I’m a fan of professional sports – not an avid, must watch ESPN and subscribe to Sports Illustrated fan – but a fan nonetheless.
It’s a great social lubricant – hey did you see the game last night?
What about that play?
You get the idea.
However, the older I gets the less enamored I become with it – it becomes seedier and less honorable. (And in a time of war, it seems silly to call star athletes, “heroes” anyway.) You realize it’s just another business.
Alas, the professional leagues aren’t helping themselves out any. In baseball, Barry Bonds, as I write this, is just a couple of swings away from eclipsing Henry Aaron’s record for the most home runs in a career. Yet, in Sunday's New York Daily News, it seems that perjury and tax evasion indictments will be handed to Mr. Bonds by the end of the season.
Michael Vick, as noted on these pages, is in a world of hurt.
He’s just the current face of the problem that the NFL has been facing (and to it’s credit – combating) of late.
Now the NBA is having the credibility of its games come under question as a referee is under investigation for fixing games he officiated for his own personal gain.
Hockey and soccer, like professional women’s basketball, simply aren’t part of the bit time.
None of this is really new. Gaylord Perry used a spitball for most of his career; the 1986 Mets were anything but honorable schoolboys; Lawrence Taylor claims to have been on drugs and O.J. Simpson, lest anyone forget was a gridiron favorite. And in basketball, who can forget the Malice in the Palace?

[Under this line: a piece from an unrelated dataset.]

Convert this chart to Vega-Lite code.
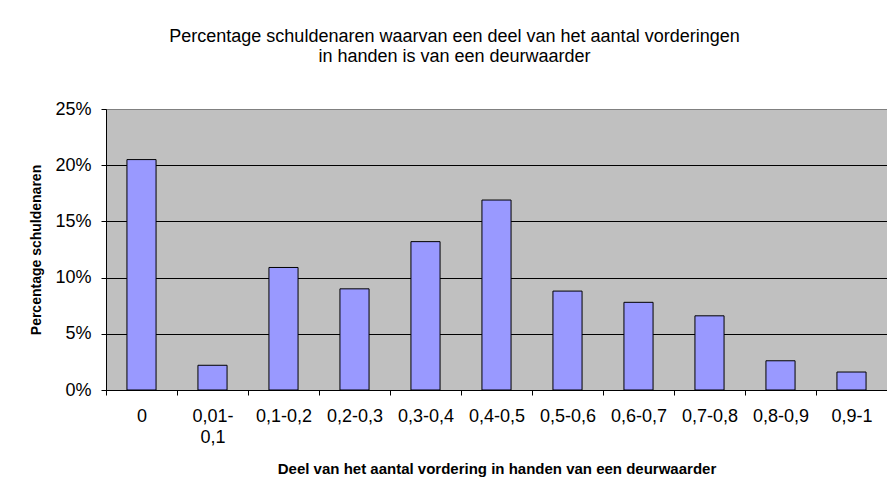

What’s interesting though is how these events are coming to the fore like a 1-2 punch combination.
I’m sure somebody will come up with a stupid notion like having some federal sports authority monitor the games but that won’t help.
No, this part of the rot that’s affecting our society – in our culture, in our politics, and in our lives. Sports is no different.
Perhaps this is a low moment for pro sports but I fear that this is merely a tip of a very unforgiving iceberg.